Jared: Milk Script is Spoiled
I’m considerably more bearish on Milk than my fellow Grouches (yet another reason not to trust their opinions), so perhaps unsurprisingly I’m going to be disappointed when Milk gets its Best Original Screenplay nomination. In my mind, it is a fine movie and decent script, but hardly Oscar-worthy. Perhaps the strongest argument to support this stance is that the strength of the cast creates the illusion of a stronger script. If Sean Penn isn’t there giving one of the strongest performances of the season, does Milk get the screenwriting nomination? Josh Brolin and James Franco’s performances were both nominated for awards, and let’s face it, both play characters with relatively few meaningful lines. Some argue Emile Hirsch steals the scenes he’s in, because he goes so close to being over the top. And Diego Luna, well, he sure makes everyone else look better, again suggesting it is the actors, not the script. Milk follows an awkward storyline, forgoing clearly depicting Milk’s rise for a standard biopic method of cherrypicking events. Climatic scenes seem to lack an oomph. Again, it isn’t a bad script, probably in the top fifteen or so original scripts of 2008, but a serviceable screenplay with great actors should not translate to an Oscar nom. Granted, this year’s original scripts aren’t terribly exciting, and many of the ones in contention do seem to be largely propped up by a star turn. Now should be the time for the Academy to get off its high horse about comedies, and instead of forcing in something like Milk, turn to an In Bruges.
Adam: Impeach Ron Howard…
It seems unavoidable that I will soon be ridiculing the Academy first for their nomination and then for their ultimate Oscar choices. I am already disappointed in many of the “locks” that currently pervade the buzz. Probably the biggest snub in my opinion is the lack of talk about In Bruges (actors, script, directing, picture). It was one of my favorite films of the year, and I have to give the HFPA credit for their recognition (albeit limited recognition) of it. That being said, I have chosen a different topic for my piece – Best Director. Hollywood’s love for Ron Howard while not totally unfounded is highly overblown. He is perhaps one of the most over-rated directors in the industry. I actually liked Frost/Nixon, but I don’t believe that the direction warrants a Best Director nod. There are much more deserving directors including Martin McDonagh for In Bruges (as you may have guessed by my lead-in), Darren Aronofsky for The Wrestler, or John Patrick Shanley for Doubt. Honestly, I don’t really like David Fincher over McDonagh or Aronofsky either. In short, I think it’s a travesty that In Bruges hasn’t been recognized enough – whether because of its genre, release time, etc. – and I think the Academy needs to look past its standard/comfortable/fall-back nominees to actual deserving candidates.
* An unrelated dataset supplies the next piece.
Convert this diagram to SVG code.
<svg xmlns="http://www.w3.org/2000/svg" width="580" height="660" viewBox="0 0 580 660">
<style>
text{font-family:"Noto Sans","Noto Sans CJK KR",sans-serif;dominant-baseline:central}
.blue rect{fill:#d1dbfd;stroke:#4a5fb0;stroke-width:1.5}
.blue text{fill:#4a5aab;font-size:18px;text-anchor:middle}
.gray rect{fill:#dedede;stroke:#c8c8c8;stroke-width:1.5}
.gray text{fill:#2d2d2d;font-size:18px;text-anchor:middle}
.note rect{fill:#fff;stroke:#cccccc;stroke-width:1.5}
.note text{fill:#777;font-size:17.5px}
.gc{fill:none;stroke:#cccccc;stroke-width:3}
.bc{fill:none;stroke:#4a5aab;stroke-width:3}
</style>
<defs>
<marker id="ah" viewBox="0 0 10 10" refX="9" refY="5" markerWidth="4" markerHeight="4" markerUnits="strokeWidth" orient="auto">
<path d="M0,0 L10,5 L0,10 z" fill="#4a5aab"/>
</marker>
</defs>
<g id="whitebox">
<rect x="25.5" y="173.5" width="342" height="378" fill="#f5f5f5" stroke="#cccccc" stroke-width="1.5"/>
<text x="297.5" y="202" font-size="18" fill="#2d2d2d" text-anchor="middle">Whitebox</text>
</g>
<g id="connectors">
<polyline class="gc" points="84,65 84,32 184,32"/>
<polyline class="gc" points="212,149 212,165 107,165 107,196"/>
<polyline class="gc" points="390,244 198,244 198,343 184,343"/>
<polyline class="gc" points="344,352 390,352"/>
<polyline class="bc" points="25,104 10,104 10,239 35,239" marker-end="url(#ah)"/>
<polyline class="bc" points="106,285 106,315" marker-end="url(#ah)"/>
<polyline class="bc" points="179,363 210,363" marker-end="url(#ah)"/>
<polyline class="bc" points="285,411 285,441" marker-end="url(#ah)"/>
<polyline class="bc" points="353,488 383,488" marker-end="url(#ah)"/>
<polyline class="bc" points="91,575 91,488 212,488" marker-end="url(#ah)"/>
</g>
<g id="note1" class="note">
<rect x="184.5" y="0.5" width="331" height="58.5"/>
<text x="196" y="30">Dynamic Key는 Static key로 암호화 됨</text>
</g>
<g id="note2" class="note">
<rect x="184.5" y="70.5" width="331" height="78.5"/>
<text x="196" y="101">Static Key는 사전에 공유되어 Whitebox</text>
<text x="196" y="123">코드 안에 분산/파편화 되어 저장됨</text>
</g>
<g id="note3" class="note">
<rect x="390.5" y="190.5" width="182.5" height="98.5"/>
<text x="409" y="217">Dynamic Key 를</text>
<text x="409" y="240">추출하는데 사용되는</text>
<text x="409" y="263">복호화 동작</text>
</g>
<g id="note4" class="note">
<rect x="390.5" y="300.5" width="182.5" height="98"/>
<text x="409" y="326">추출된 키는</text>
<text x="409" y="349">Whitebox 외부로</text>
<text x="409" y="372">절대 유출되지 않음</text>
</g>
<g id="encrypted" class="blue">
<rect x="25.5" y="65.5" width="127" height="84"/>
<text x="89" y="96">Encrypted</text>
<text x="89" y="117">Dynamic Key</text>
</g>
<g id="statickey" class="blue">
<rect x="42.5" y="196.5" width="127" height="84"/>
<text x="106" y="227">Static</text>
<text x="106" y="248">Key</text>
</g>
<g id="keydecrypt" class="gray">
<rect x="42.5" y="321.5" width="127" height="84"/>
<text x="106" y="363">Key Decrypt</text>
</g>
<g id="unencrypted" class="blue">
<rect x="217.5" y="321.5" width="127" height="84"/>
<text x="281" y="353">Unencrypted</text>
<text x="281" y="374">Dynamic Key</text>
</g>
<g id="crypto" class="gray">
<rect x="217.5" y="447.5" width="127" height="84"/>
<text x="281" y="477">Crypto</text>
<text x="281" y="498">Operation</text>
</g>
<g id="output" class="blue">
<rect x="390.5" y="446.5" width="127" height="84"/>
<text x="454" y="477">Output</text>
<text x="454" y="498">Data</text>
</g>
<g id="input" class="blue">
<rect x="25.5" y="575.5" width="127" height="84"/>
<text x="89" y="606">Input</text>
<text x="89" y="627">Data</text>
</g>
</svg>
John: … And Frost/Nixon While You’re at It
Frost/Nixon is a fine film, but not Best Picture worthy. To me it works much better as like a caper movie where a bunch of underdog ruffians try to take down a President. Or as a showbiz flick as the gang tries to put on the big show. But it has designs on being much more and it doesn’t really work and that’s because, at the core, I didn’t really care. I wanted the underdogs to win, I wanted the show to come off without a hitch, but didn’t really care if Nixon said anything revelatory. Maybe it’s a generational thing where a defeated Nixon means little to me. Or maybe the film didn’t give me enough context to care. Which, incidentally is also a failure in direction and writing, two places where Frost/Nixon is also likely to grab nominations. I can give Howard credit for spinning an entertaining yarn, but it doesn’t do anything exceedingly special.
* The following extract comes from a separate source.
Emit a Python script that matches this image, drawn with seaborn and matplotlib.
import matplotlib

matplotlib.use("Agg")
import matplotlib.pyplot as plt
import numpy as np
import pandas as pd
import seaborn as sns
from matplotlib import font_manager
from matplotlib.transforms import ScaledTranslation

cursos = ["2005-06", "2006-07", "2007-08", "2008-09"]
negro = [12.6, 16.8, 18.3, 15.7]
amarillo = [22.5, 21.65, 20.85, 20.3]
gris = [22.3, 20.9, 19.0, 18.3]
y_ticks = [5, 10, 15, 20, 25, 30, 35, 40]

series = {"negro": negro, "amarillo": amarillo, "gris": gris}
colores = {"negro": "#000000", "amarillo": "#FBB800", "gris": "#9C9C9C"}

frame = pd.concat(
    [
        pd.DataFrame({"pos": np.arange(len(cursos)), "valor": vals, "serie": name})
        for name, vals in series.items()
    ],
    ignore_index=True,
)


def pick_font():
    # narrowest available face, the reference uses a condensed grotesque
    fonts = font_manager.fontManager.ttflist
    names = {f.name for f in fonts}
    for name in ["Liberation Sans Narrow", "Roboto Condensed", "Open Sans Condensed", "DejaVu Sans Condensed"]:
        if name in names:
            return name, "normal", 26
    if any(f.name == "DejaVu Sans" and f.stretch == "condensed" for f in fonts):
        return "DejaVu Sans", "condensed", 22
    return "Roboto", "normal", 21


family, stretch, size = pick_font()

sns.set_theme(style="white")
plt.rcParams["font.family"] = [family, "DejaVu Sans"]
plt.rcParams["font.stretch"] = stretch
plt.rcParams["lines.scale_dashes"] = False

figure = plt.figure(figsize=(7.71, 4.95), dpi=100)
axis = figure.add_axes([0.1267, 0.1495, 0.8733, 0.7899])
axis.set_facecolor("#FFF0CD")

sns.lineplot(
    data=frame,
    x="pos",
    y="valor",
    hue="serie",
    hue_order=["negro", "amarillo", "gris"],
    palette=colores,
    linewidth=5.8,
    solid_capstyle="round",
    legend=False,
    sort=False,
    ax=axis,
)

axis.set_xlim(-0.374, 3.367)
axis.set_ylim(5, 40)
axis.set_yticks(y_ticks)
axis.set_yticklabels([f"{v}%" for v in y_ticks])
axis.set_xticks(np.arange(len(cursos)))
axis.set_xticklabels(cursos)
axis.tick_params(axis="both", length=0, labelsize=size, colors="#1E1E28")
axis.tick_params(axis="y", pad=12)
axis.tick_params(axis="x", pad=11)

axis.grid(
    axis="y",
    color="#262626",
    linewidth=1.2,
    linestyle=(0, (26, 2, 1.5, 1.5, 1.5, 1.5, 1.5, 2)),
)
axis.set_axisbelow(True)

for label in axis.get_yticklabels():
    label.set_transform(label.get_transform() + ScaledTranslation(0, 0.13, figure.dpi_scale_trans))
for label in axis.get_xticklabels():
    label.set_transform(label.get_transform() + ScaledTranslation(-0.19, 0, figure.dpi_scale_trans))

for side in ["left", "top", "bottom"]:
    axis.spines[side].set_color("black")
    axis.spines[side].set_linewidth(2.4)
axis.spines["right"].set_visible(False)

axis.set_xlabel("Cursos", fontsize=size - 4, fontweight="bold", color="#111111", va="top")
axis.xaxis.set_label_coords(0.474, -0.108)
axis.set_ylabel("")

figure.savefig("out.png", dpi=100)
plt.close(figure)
Going into this year’s Oscar season, if I had to pick one contender I least wanted to see, I’d imagine it would have been Frost/Nixon in a runaway. Because going into the movie, I’d probably have called screenwriter Peter Morgan a hack. I felt like I’d given the man a fair deal, having seen The Last King of Scotland, The Queen, and The Other Boleyn Girl (Morgan co-wrote the first and has sole credit on the latter two). The Last King of Scotland was a somewhat tolerable movie. I know some people liked or even loved The Queen, but they happen to be exceedingly wrong. And as I may have mentioned before, I think Morgan must possess some sort of unholy power if he can turn a movie starring Natalie Portman and Scarlett Johansson into a clunker of a snoozefest.
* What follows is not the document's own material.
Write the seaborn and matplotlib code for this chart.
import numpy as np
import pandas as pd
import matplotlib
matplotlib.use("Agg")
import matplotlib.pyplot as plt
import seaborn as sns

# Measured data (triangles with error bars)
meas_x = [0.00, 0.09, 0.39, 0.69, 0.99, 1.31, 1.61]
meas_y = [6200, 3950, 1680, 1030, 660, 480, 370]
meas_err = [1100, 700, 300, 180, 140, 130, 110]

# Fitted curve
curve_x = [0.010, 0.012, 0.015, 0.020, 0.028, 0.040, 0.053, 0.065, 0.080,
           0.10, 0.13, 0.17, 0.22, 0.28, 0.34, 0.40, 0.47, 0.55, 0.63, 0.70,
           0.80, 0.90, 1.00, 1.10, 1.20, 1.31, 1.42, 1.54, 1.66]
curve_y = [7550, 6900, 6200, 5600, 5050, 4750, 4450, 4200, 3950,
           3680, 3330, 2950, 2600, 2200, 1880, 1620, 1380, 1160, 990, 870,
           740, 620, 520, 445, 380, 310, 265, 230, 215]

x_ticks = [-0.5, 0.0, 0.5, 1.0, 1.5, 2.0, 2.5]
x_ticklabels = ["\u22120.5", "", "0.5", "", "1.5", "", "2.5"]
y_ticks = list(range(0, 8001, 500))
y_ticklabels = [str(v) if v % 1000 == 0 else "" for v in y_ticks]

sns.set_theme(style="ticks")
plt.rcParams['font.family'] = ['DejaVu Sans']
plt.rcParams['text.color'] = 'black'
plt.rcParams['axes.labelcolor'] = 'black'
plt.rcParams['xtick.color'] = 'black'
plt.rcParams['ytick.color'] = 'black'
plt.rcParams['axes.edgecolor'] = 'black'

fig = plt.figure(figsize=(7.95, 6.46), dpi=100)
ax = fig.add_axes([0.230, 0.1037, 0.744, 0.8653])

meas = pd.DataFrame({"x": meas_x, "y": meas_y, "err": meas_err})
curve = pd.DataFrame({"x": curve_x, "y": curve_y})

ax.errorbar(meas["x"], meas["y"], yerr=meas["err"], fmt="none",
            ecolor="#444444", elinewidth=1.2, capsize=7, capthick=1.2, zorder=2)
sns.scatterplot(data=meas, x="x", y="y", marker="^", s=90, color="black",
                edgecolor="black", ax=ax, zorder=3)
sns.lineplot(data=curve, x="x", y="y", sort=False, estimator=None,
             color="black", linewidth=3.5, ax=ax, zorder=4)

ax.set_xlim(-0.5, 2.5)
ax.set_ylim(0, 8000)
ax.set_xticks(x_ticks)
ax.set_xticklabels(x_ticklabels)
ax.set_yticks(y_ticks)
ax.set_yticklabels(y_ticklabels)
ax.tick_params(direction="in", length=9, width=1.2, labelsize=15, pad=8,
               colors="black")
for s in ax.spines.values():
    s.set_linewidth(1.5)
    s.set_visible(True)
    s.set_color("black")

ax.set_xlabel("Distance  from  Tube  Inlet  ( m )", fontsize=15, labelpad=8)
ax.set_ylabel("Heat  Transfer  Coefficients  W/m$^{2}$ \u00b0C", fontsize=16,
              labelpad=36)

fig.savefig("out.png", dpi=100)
With that on the table, I found I actually kinda sorta liked Frost/Nixon. Not in the top of the charts sense, more in that it is probably in the top quarter or so of movies I’ve watched this year. Maybe it was because Morgan first wrote it as a play, but I think what worked was the dynamic between interviewer Frost (Michael Sheen) and Nixon (Frank Langella). Everything else, perhaps, falls fairly flat, so it is fortunate the movie spends a good chunk of time (though not nearly enough) on the battle between the two men.
Nixon certainly views it as a competition. He looks forward to engaging Frost in a duel of wits. And as the interview progresses, he gloats over how he is ahead on points. Indeed, it may have been Brian who called it one of the best sports movies of the year. And it certainly has most of the trappings of a sports movie. Scrappy underdog with his small band of supporters who no one believes in up against an overconfident, yet intelligent foe with a sniveling henchman in a title bout that looks all but lost until the very end. Sure, the hero gets the hot chick a little early and we may have been lacking a montage, but otherwise we are pretty much there.
To Morgan’s credit, he clearly tries to add texture and depth to characters and situations, where subtlety is not necessarily a desired trait in a sports flick. Nixon, for example, is not the typical villain. I’d argue he’s portrayed in a rather sympathetic light. Sure, he may get a little cocky at times, and he makes the inevitable fatal slip-up, but as a sharp-witted old man, he never comes across as malicious. The only two characters to actively loathe him are awed when they meet the former President in person. But again, most interesting is how Frost views him. For most of the movie, Frost doesn’t view Nixon as an antagonist, really. Frost seems to think Nixon is a curosity, but he’s only ever gets even slightly intimidated by Nixon on the eve of their final interview.
Frost is the weaker of the two main characters. I think it is because for the first chunk of the movie Nixon isn’t his opponent. Instead, he’s fighting the more vague battle to first get the interview, and then get financing and a network to air the show. Which isn’t terribly interesting, because it isn’t detailed very well and we aren’t given very much of a chance to see its impact on Frost. It is only when he finally turns to focus on Nixon that the potential of the movie starts to shine through.